この「Twelve Minutes」、Xbox E3 2019 Briefingで見たときはそれほど強い印象を持たなかったが、クリエイターから直接ブリーフィングと、実機による試遊を受けたところ、いかにもインディらしい小品ながら、まるで上質な短編ミステリーのような、ゲーム史に名を残す作品だと感じた。
筋書きと舞台設定は極めてシンプルだ。主人公の夫、その妻、捜査官の3人。舞台はリビングと寝室、トイレ、物置の4カ所のみ。
基本的な筋書きは、下記トレーラーにすべて描かれている。主人公の夫は、妻から彼女の妊娠というビッグプレゼントを告げられ、2人で幸せな気分に浸る。ところがその幸せな気分を切り裂くように捜査官が自宅を訪れ、扉を開けるやいなや、妻は殺人容疑で逮捕され、ゲームオーバーを迎える。
その後のトレーラーの内容が示すように、一度ゲームオーバーを迎えてからが、真の意味でゲームスタートとなる。12分後に必ず捜査官が現われる未来を知った主人公は、その事実を妻に告げ、あるいは告げずに、その破滅的な未来を避けるために奮闘していく。

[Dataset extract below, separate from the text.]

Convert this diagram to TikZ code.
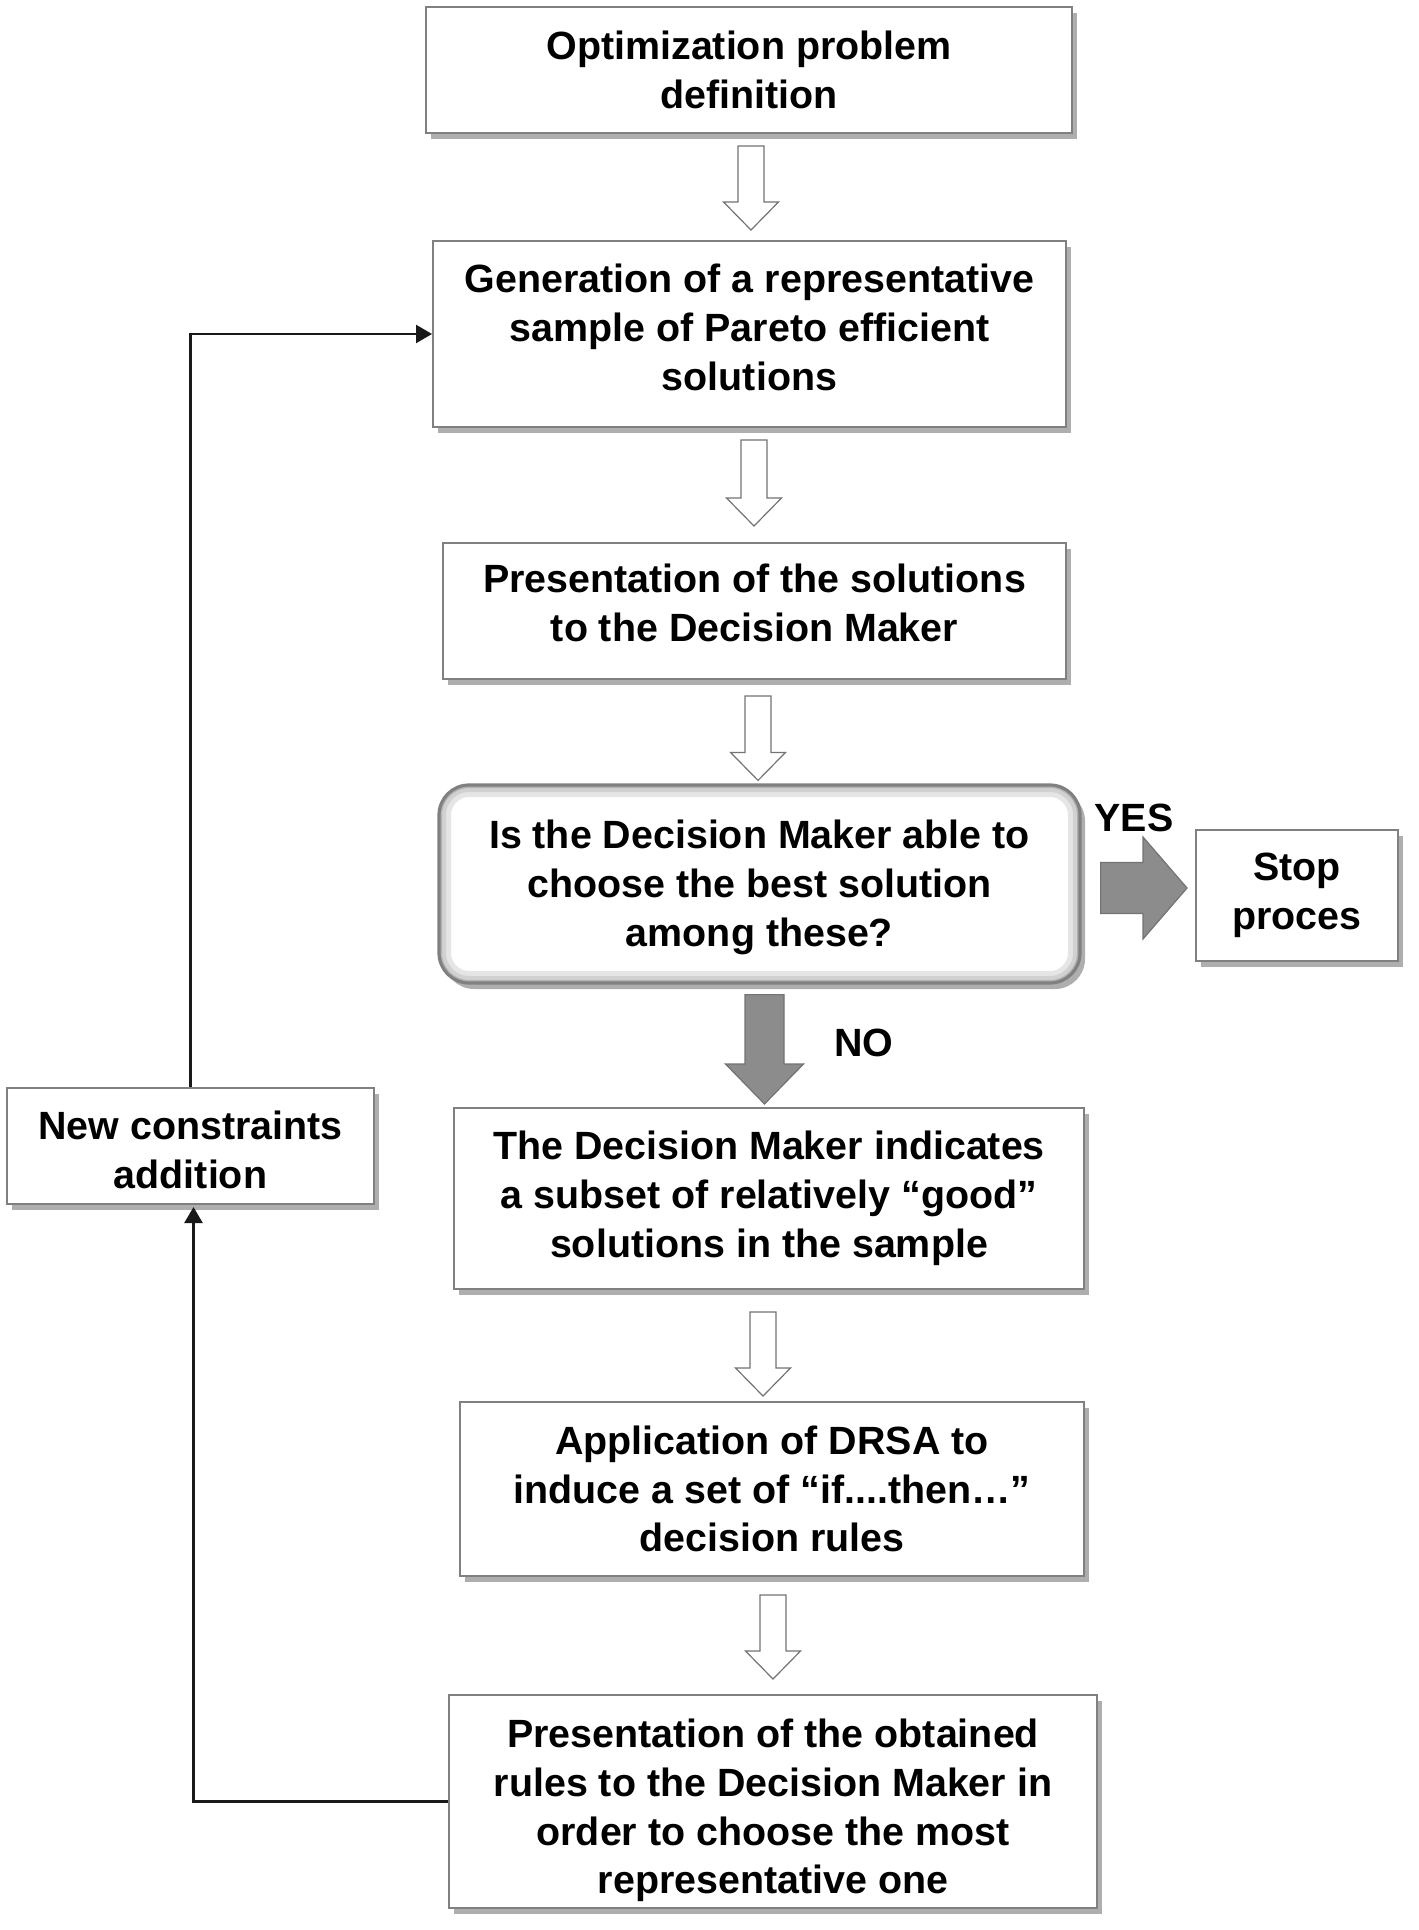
\documentclass[tikz,border=0pt]{standalone}
\usepackage{fontspec}
\setmainfont{Liberation Sans}
\usetikzlibrary{calc, arrows.meta, shadows}

% block arrow pointing down: style, start, tip, half shaft, half head, head length
\newcommand{\blockdown}[6]{%
  \draw[#1] let \p1=#2, \p2=#3 in
    (\x1-#4,\y1) -- (\x1+#4,\y1) -- (\x1+#4,\y2+#6) -- (\x1+#5,\y2+#6)
    -- (\x1,\y2) -- (\x1-#5,\y2+#6) -- (\x1-#4,\y2+#6) -- cycle;}
% block arrow pointing right
\newcommand{\blockright}[6]{%
  \draw[#1] let \p1=#2, \p2=#3 in
    (\x1,\y1+#4) -- (\x1,\y1-#4) -- (\x2-#6,\y1-#4) -- (\x2-#6,\y1-#5)
    -- (\x2,\y1) -- (\x2-#6,\y1+#5) -- (\x2-#6,\y1+#4) -- cycle;}

\begin{document}
\begin{tikzpicture}[x=0.5pt, y=-0.5pt,
    procbox/.style={draw=black!50, line width=1pt, fill=white, align=center,
      inner sep=0pt, font=\fontsize{19.7}{24.4}\selectfont\bfseries,
      drop shadow={shadow xshift=2.5pt, shadow yshift=-3pt, opacity=.45, fill=black!70}},
    askbox/.style={procbox, rounded corners=15pt, line width=1.6pt,
      path picture={\foreach \w/\c in {12pt/10, 7pt/18, 3pt/30}
        \draw[black!\c, line width=\w, rounded corners=15pt]
          (path picture bounding box.south west) rectangle (path picture bounding box.north east);}},
    hollowblock/.style={draw=black!55, line width=0.6pt, fill=white},
    greyblock/.style={draw=black!55, line width=0.6pt, fill=black!45},
    loopline/.style={draw=black!90, line width=1.2pt, -{Triangle[length=8pt,width=9pt]}},
    answer/.style={font=\fontsize{19.7}{24.4}\selectfont\bfseries}]
  \useasboundingbox (0,0) rectangle (1418,1930);

  % main column
  \node[procbox, minimum width=323pt, minimum height=63pt] (opt) at (749,70)
    {Optimization problem\\definition};
  \node[procbox, minimum width=316.5pt, minimum height=93pt, text depth=7pt] (gen) at (749.5,334)
    {Generation of a representative\\sample of Pareto efficient\\solutions};
  \node[procbox, minimum width=311.5pt, minimum height=68pt, text depth=8pt] (pres) at (754.5,611)
    {Presentation of the solutions\\to the Decision Maker};
  \node[askbox, minimum width=320.5pt, minimum height=99pt, text height=62pt, text depth=0pt] (ask) at (759.5,884)
    {Is the Decision Maker able to\\choose the best solution\\among these?};
  \node[procbox, minimum width=101pt, minimum height=65.5pt] (stop) at (1297,895.5)
    {Stop\\proces};
  \node[procbox, minimum width=315pt, minimum height=90.5pt] (good) at (769,1198.5)
    {The Decision Maker indicates\\a subset of relatively “good”\\solutions in the sample};
  \node[procbox, minimum width=312pt, minimum height=87pt] (drsa) at (772,1489)
    {Application of DRSA to\\induce a set of “if....then…”\\decision rules};
  \node[procbox, minimum width=324pt, minimum height=106.5pt, text height=92.3pt, text depth=0pt] (rules) at (773,1801.5)
    {Presentation of the obtained\\rules to the Decision Maker in\\order to choose the most\\representative one};
  \node[procbox, minimum width=183.5pt, minimum height=58pt, text height=42pt, text depth=0pt] (cons) at (190.5,1146)
    {New constraints\\addition};

  % hollow arrows between the steps
  \blockdown{hollowblock}{($(opt.south)+(2,12)$)}{($(gen.north)+(0,-10)$)}{6.5pt}{13.75pt}{14pt}
  \blockdown{hollowblock}{($(gen.south)+(4.5,12)$)}{($(pres.north)+(0,-16)$)}{6.5pt}{13.75pt}{14pt}
  \blockdown{hollowblock}{($(pres.south)+(3.5,16)$)}{($(ask.north)+(0,-3)$)}{6.5pt}{13.75pt}{14pt}
  \blockdown{hollowblock}{($(good.south)+(-6,22)$)}{($(drsa.north)+(0,-5)$)}{6.5pt}{13.75pt}{14pt}
  \blockdown{hollowblock}{($(drsa.south)+(1,18)$)}{($(rules.north)+(0,-15)$)}{6.5pt}{13.75pt}{14pt}

  % decision
  \blockright{greyblock}{($(ask.east)+(19,4)$)}{($(stop.west)+(-8,0)$)}{12.75pt}{25.5pt}{22pt}
  \blockdown{greyblock}{($(ask.south)+(5,10)$)}{($(good.north)+(0,-3)$)}{9.75pt}{19.5pt}{20pt}
  \node[answer] (yes) at (1134,818) {YES};
  \node[answer] (no) at (864,1043) {NO};

  % feedback loop
  \draw[loopline] (rules.west) -| ($(cons.south)+(3,2)$);
  \draw[loopline] (cons.north) |- (gen.west);
\end{tikzpicture}
\end{document}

試遊では、リビングをうろつき、部屋を移動して、アクセス可能なオブジェクトを集めていった。ピル、ナイフ、スマホ、コップ、このゲームでは様々なものにアクセスでき、制限時間内に何をするかによってシナリオが変わっていく。妻との会話は、テキストダイアログで複数の選択肢が用意され、選択肢によって妻のリアクションが変わってくる。
試遊では妻にピルを飲ませ、スマートフォンで911に電話したり、ナイフで捜査官に斬りかかったり、トイレに鍵を掛けて籠城したりなど、諦めてベッドで寝たり、様々なことを試したが、結果はすべて同じで、常に悲劇的な結末を迎え、主人公は再び12分前に戻されていた。担当者は「ほう、そう来るか」という感じでニヤニヤしながらその様子を見守っていたが、たぶん、今回のメディア向けのブリーフィングでクリアできた人はいないと思う。正しい選択肢を選んでクリアというような、シンプルなゲームではないからだ。
見ていて感じたのは、「ファミコン探偵倶楽部」や「ポートピア連続殺人事件」のような日本伝統のテキストアドベンチャーのように、クリアするためには極めて膨大な選択肢が存在し、1つないし、わずかしか存在しない正しい選択肢を正しい順番で選ばなければやりなおしというゲームデザインのようだ。それをわずか12分という短い時間に詰め込んでいるところがこの作品の極めてユニークなところで、シンプルだが、激ムズ、テキストアドベンチャー好きの日本のゲームファンにもマッチするゲームだと感じた。
「Twelve Minutes」はこれからさらに作り込みを加え、2020年初頭発売予定。Xbox Oneのほか、Windows PC向けにも展開される。発売が非常に楽しみな作品だ。